Three weeks before the election President Wilson announced himself in favor of the amendment, and he and his private secretary, Joseph P. Tumulty, made a special trip to New Jersey to vote for it. This had a marked effect over the country.

The Legislative Committee having secured a bill allowing women to watch at the polls, watchers' schools were held in every important city under the direction of Mrs. Colvin, with the result that at the election 1,657 of the 1,891 polling places in the State were supplied with trained women watchers.

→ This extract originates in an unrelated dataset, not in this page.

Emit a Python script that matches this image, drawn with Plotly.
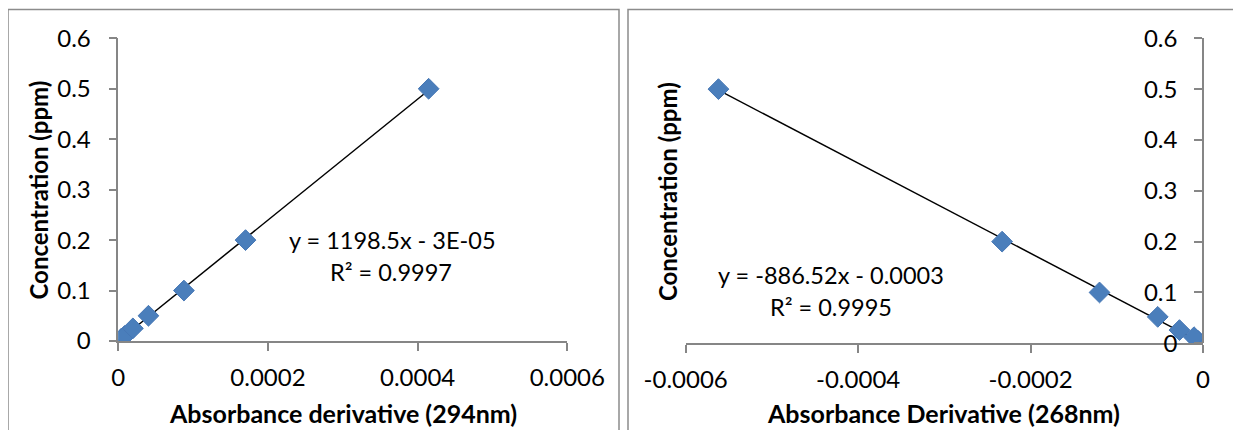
import plotly.graph_objects as go

W, H = 1241, 430
OFF = 8  # page body margin in the browser

# ---- data ----
conc_left = [0.005, 0.01, 0.025, 0.05, 0.1, 0.2, 0.5]
abs_294 = [0.0000042, 0.0000084, 0.0000195, 0.0000403, 0.0000877, 0.00017, 0.0004147]
fit_left = (1198.5, -3e-05)
eq_left = ["y = 1198.5x - 3E-05", "R² = 0.9997"]

conc_right = [0.005, 0.012, 0.026, 0.052, 0.1, 0.2, 0.5]
abs_268 = [-0.0000058, -0.0000104, -0.0000273, -0.0000525, -0.00012, -0.000233, -0.000562]
fit_right = (-886.52, -0.0003)
eq_right = ["y = -886.52x - 0.0003", "R² = 0.9995"]

x_ticks_left = [0, 0.0002, 0.0004, 0.0006]
x_ticks_right = [-0.0006, -0.0004, -0.0002, 0]
y_ticks = [0, 0.1, 0.2, 0.3, 0.4, 0.5, 0.6]

FONT = "Lato"
FS = 24
BLUE = "#4a7ebb"
AXC = "#868686"


def px(x):
    return (x - OFF) / W


def py(y):
    return 1 - (y - OFF) / H


fig = go.Figure()

# trendlines (from fitted equation over data range)
for xs, (m, b), xa, ya in [(abs_294, fit_left, "x", "y"), (abs_268, fit_right, "x2", "y2")]:
    x0, x1 = min(xs), max(xs)
    fig.add_trace(go.Scatter(x=[x0, x1], y=[m * x0 + b, m * x1 + b], mode="lines",
                             line=dict(color="black", width=1.5), xaxis=xa, yaxis=ya,
                             showlegend=False, hoverinfo="skip"))

fig.add_trace(go.Scatter(x=abs_294, y=conc_left, mode="markers", xaxis="x", yaxis="y",
                         marker=dict(symbol="diamond", size=16, color=BLUE,
                                     line=dict(color="#4677b5", width=1)), showlegend=False))
fig.add_trace(go.Scatter(x=abs_268, y=conc_right, mode="markers", xaxis="x2", yaxis="y2",
                         marker=dict(symbol="diamond", size=16, color=BLUE,
                                     line=dict(color="#4677b5", width=1)), showlegend=False))

ax_common = dict(showgrid=False, zeroline=False, showline=True, linecolor=AXC, linewidth=1.5,
                 ticks="outside", ticklen=8, tickcolor=AXC, tickwidth=1.5, automargin=False,
                 tickfont=dict(family=FONT, size=FS, color="black"))

fig.update_layout(
    width=W, height=H, margin=dict(l=0, r=0, t=0, b=0),
    paper_bgcolor="white", plot_bgcolor="white",
    xaxis=dict(domain=[px(118.3), px(567.3)], range=[0, 0.0006], tickvals=x_ticks_left,
               ticktext=["0", "0.0002", "0.0004", "0.0006"], anchor="y",
               ticklabelstandoff=6, **ax_common),
    yaxis=dict(domain=[py(341), py(38.3)], range=[0, 0.6], tickvals=y_ticks,
               ticktext=["0", "0.1", "0.2", "0.3", "0.4", "0.5", "0.6"], anchor="x",
               ticklabelstandoff=13, **ax_common),
    xaxis2=dict(domain=[px(685.7), px(1203)], range=[-0.0006, 0], tickvals=x_ticks_right,
                ticktext=["-0.0006", "-0.0004", "-0.0002", "0"], anchor="y2",
                ticklabelstandoff=6, **ax_common),
    yaxis2=dict(domain=[py(343.3), py(38.3)], range=[0, 0.6], tickvals=y_ticks,
                ticktext=["0", "0.1", "0.2", "0.3", "0.4", "0.5", "0.6"], anchor="free",
                position=px(1203), side="left", ticklabelstandoff=12, **ax_common),
)

# panel borders
for x0, x1 in [(8, 619), (628, 1236)]:
    fig.add_shape(type="rect", xref="paper", yref="paper", x0=px(x0), x1=px(x1),
                  y0=py(450), y1=py(9.5), line=dict(color="#8c8c8c", width=1.5),
                  fillcolor="rgba(0,0,0,0)", layer="below")

def ann(text, x, y, bold=False, angle=0, size=FS):
    fig.add_annotation(text=f"<b>{text}</b>" if bold else text, x=px(x), y=py(y),
                       xref="paper", yref="paper", xanchor="center", yanchor="middle",
                       showarrow=False, textangle=angle,
                       font=dict(family=FONT, size=size, color="black"))

ann("Absorbance derivative (294nm)", 343, 413, bold=True, size=25)
ann("Absorbance Derivative (268nm)", 943, 413, bold=True, size=25)
ann("Concentration (ppm)", 38.5, 190, bold=True, angle=-90)
ann("Concentration (ppm)", 667.4, 191.7, bold=True, angle=-90)
ann(eq_left[0], 392, 240, size=23.5)
ann(eq_left[1], 391, 272, size=23.5)
ann(eq_right[0], 830.5, 275, size=23.5)
ann(eq_right[1], 830.5, 307, size=23.5)

fig.write_html("out.html")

On election day Nugent and his lieutenants worked all day at the Newark polling places and the suffragists were positive that hundreds of voters were imported from New York and other places, which was possible because men could vote on the amendment without having previously registered. Nugent is reported to have said: "We knew we had the amendment beaten when the election was put on registration day." This was done against the protests of the suffragists. Men voted on it at the same time they registered and in the police canvass made before the general election, the names of several thousand illegally registered were taken off the books in Essex and Hudson counties, all of whom had a chance to vote on the amendment. All day in all the cities the women watchers saw little groups of men taken into saloons opposite the polling places by persons avowedly working to defeat it, instructed how to vote on it, marshalled to the polling place and after voting taken back to the saloon to be paid.

Finding at the last moment that no provision was made by the State to pay for sending in returns from special elections, the State association arranged with the Associated Press to obtain its own returns and a wire was run into the suffrage headquarters in Jersey City. By midnight complete returns were in from 70 per cent. of the State, due to the splendid cooperation of the county and local suffrage chairmen, who knew only one day in advance that this work would be required of them. A manager of the Associated Press said that they had never handled an election where the returns came in faster or more accurately and few where they came in as well.